-- start of Supplied entries --

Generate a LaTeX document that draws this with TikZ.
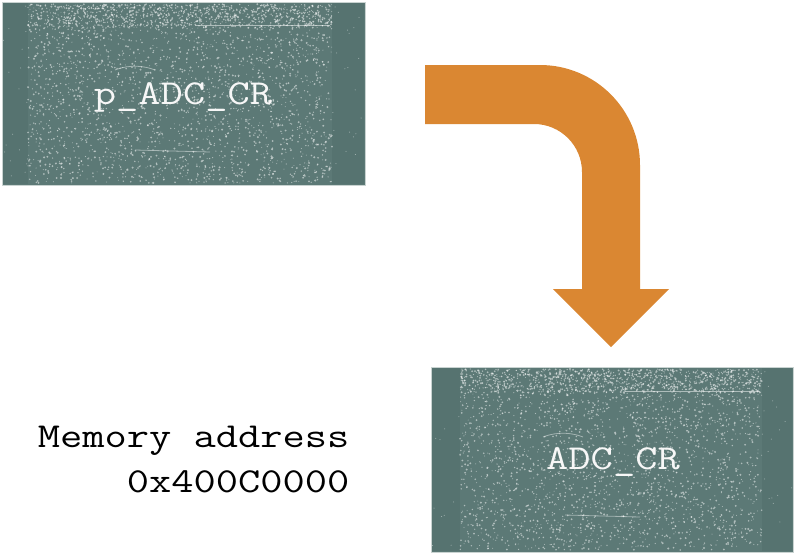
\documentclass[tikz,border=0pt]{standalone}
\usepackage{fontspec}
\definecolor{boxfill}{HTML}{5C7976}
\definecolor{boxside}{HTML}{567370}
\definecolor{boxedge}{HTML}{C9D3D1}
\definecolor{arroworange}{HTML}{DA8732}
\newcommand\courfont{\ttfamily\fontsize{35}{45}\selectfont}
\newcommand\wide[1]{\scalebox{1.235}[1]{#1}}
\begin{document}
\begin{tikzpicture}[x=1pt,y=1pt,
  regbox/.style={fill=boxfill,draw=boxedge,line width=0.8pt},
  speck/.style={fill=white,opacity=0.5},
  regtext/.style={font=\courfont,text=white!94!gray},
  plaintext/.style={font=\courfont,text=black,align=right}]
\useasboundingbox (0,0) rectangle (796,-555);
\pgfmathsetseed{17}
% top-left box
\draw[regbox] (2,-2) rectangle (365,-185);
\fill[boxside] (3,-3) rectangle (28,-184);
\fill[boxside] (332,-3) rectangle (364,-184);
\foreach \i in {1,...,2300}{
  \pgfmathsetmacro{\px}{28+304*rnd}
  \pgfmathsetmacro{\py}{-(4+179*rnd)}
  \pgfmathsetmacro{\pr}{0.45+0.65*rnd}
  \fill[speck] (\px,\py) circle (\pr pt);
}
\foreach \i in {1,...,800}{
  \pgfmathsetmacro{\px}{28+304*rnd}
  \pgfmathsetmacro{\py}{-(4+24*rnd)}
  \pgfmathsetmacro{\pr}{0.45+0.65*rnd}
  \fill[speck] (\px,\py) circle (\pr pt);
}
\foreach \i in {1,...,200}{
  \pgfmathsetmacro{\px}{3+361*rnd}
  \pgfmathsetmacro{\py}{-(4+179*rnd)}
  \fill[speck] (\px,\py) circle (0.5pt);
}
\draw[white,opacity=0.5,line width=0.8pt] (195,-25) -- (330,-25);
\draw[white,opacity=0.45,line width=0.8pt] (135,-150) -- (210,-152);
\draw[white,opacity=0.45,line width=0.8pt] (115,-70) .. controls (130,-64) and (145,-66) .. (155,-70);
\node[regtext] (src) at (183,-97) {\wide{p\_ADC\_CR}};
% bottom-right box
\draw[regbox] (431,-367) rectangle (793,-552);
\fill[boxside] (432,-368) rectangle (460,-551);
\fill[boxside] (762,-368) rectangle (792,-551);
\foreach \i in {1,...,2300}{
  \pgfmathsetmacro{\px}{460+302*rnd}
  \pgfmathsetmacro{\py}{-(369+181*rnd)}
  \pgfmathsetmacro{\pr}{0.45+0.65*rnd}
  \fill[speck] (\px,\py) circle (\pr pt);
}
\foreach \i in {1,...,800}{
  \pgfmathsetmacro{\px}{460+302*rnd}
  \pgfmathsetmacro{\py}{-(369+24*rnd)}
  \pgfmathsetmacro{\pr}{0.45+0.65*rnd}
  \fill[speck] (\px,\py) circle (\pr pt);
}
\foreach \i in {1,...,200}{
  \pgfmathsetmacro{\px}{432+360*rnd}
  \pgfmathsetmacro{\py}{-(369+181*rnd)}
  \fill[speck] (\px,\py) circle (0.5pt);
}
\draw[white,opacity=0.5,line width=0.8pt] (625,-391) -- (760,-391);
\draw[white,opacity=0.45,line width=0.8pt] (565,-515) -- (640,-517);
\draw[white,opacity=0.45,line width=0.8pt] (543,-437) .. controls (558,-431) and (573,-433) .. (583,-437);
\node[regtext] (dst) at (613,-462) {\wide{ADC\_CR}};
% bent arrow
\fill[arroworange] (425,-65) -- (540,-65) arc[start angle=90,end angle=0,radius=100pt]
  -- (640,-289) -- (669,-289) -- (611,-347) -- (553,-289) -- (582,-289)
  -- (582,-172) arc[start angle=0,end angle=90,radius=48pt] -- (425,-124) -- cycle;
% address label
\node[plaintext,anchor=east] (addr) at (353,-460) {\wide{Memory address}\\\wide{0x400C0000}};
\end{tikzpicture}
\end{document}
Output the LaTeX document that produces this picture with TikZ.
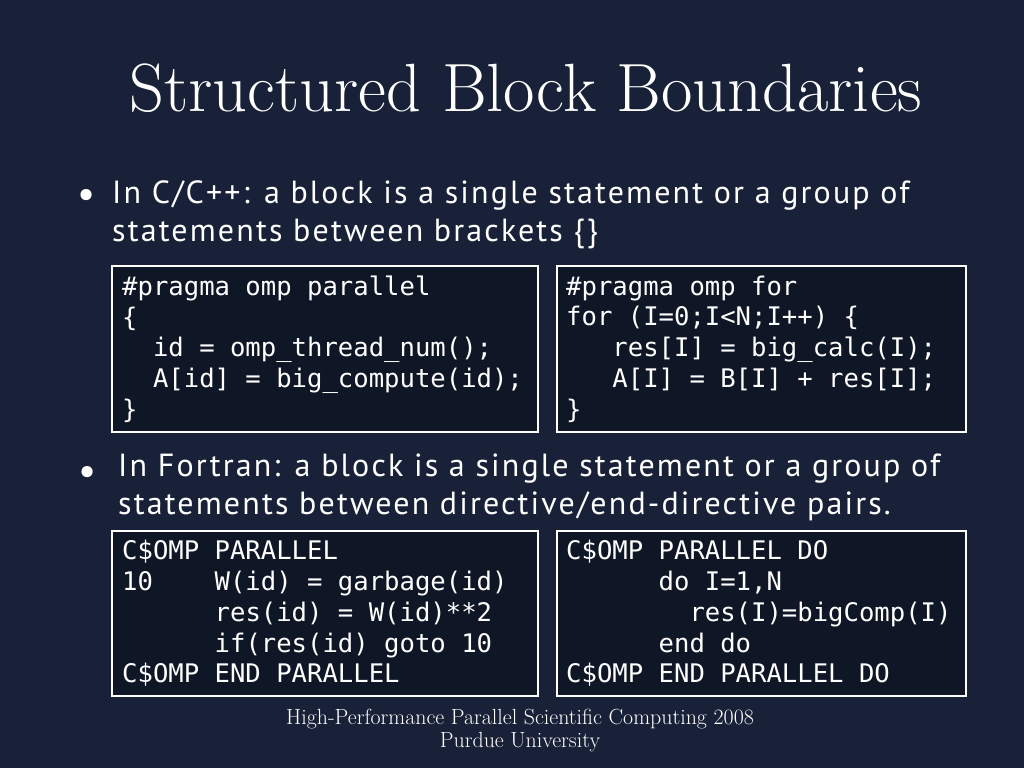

-- end of Supplied entries --

§ Exercise aim:
In your copy of the records, include no pictures; repeat everything else exactly.

§ Answer in full:
Generate a LaTeX document that draws this with TikZ.
\documentclass[tikz,border=0pt]{standalone}
\usepackage{fontspec}
\definecolor{boxfill}{HTML}{5C7976}
\definecolor{boxside}{HTML}{567370}
\definecolor{boxedge}{HTML}{C9D3D1}
\definecolor{arroworange}{HTML}{DA8732}
\newcommand\courfont{\ttfamily\fontsize{35}{45}\selectfont}
\newcommand\wide[1]{\scalebox{1.235}[1]{#1}}
\begin{document}
\begin{tikzpicture}[x=1pt,y=1pt,
  regbox/.style={fill=boxfill,draw=boxedge,line width=0.8pt},
  speck/.style={fill=white,opacity=0.5},
  regtext/.style={font=\courfont,text=white!94!gray},
  plaintext/.style={font=\courfont,text=black,align=right}]
\useasboundingbox (0,0) rectangle (796,-555);
\pgfmathsetseed{17}
% top-left box
\draw[regbox] (2,-2) rectangle (365,-185);
\fill[boxside] (3,-3) rectangle (28,-184);
\fill[boxside] (332,-3) rectangle (364,-184);
\foreach \i in {1,...,2300}{
  \pgfmathsetmacro{\px}{28+304*rnd}
  \pgfmathsetmacro{\py}{-(4+179*rnd)}
  \pgfmathsetmacro{\pr}{0.45+0.65*rnd}
  \fill[speck] (\px,\py) circle (\pr pt);
}
\foreach \i in {1,...,800}{
  \pgfmathsetmacro{\px}{28+304*rnd}
  \pgfmathsetmacro{\py}{-(4+24*rnd)}
  \pgfmathsetmacro{\pr}{0.45+0.65*rnd}
  \fill[speck] (\px,\py) circle (\pr pt);
}
\foreach \i in {1,...,200}{
  \pgfmathsetmacro{\px}{3+361*rnd}
  \pgfmathsetmacro{\py}{-(4+179*rnd)}
  \fill[speck] (\px,\py) circle (0.5pt);
}
\draw[white,opacity=0.5,line width=0.8pt] (195,-25) -- (330,-25);
\draw[white,opacity=0.45,line width=0.8pt] (135,-150) -- (210,-152);
\draw[white,opacity=0.45,line width=0.8pt] (115,-70) .. controls (130,-64) and (145,-66) .. (155,-70);
\node[regtext] (src) at (183,-97) {\wide{p\_ADC\_CR}};
% bottom-right box
\draw[regbox] (431,-367) rectangle (793,-552);
\fill[boxside] (432,-368) rectangle (460,-551);
\fill[boxside] (762,-368) rectangle (792,-551);
\foreach \i in {1,...,2300}{
  \pgfmathsetmacro{\px}{460+302*rnd}
  \pgfmathsetmacro{\py}{-(369+181*rnd)}
  \pgfmathsetmacro{\pr}{0.45+0.65*rnd}
  \fill[speck] (\px,\py) circle (\pr pt);
}
\foreach \i in {1,...,800}{
  \pgfmathsetmacro{\px}{460+302*rnd}
  \pgfmathsetmacro{\py}{-(369+24*rnd)}
  \pgfmathsetmacro{\pr}{0.45+0.65*rnd}
  \fill[speck] (\px,\py) circle (\pr pt);
}
\foreach \i in {1,...,200}{
  \pgfmathsetmacro{\px}{432+360*rnd}
  \pgfmathsetmacro{\py}{-(369+181*rnd)}
  \fill[speck] (\px,\py) circle (0.5pt);
}
\draw[white,opacity=0.5,line width=0.8pt] (625,-391) -- (760,-391);
\draw[white,opacity=0.45,line width=0.8pt] (565,-515) -- (640,-517);
\draw[white,opacity=0.45,line width=0.8pt] (543,-437) .. controls (558,-431) and (573,-433) .. (583,-437);
\node[regtext] (dst) at (613,-462) {\wide{ADC\_CR}};
% bent arrow
\fill[arroworange] (425,-65) -- (540,-65) arc[start angle=90,end angle=0,radius=100pt]
  -- (640,-289) -- (669,-289) -- (611,-347) -- (553,-289) -- (582,-289)
  -- (582,-172) arc[start angle=0,end angle=90,radius=48pt] -- (425,-124) -- cycle;
% address label
\node[plaintext,anchor=east] (addr) at (353,-460) {\wide{Memory address}\\\wide{0x400C0000}};
\end{tikzpicture}
\end{document}
Output the LaTeX document that produces this picture with TikZ.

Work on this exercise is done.